Indeed, in retrospect that was a clever marketing ploy by Hollywood, because while two men having sex is disgusting, two women having sex is merely absurd - and far more aesthetically pleasing.
In any event, I hadn't watched it in many years, which may strike people as surprising given my (fairly) recent authorship of The Vampires of Michigan. To a certain extent, Blade was the Ur-text of that book insofar as it treated vampirism as a morally neutral biological phenomenon.
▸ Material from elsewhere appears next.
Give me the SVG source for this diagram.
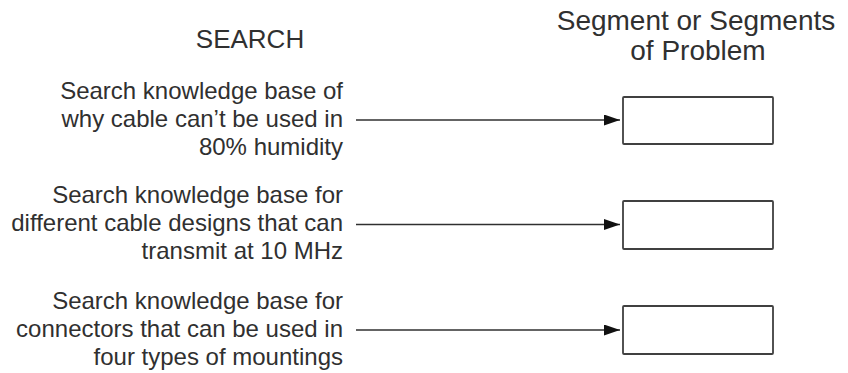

Obviously, the blood drinking was bad, but religious symbols and sacred objects were specifically mentioned as useless.
Garlic and silver were instead the primary threats to the vamps.
The storyline is unremarkable, and what sells the picture are the actors and the remarkably slick aesthetic. Wesley Snipes is just so damn cool. He oozes cool, personifies it - women want him, men want to BE him. Modern movies simply cannot produce that level of charisma.
Put simply, it knew what it wanted to be and became that thing.
That being said, there is a spiritual void at the heart of the picture which I had not noticed before - in part because it has been so long since I saw it. When you are in your 20s, partying and lots of sex seems all that one could want in life. Later on, other priorities emerge.
That was a large part of what inspired my take on vampires. I very much enjoyed (and incorporated) fight scenes with cool weapons and people capable of dishing out (and taking) absurd amounts of damage, but the real heart of the matter to me was how one kept going after 100 years of orgies. There had to be something more.
Anyhow, the film has held up remarkably well.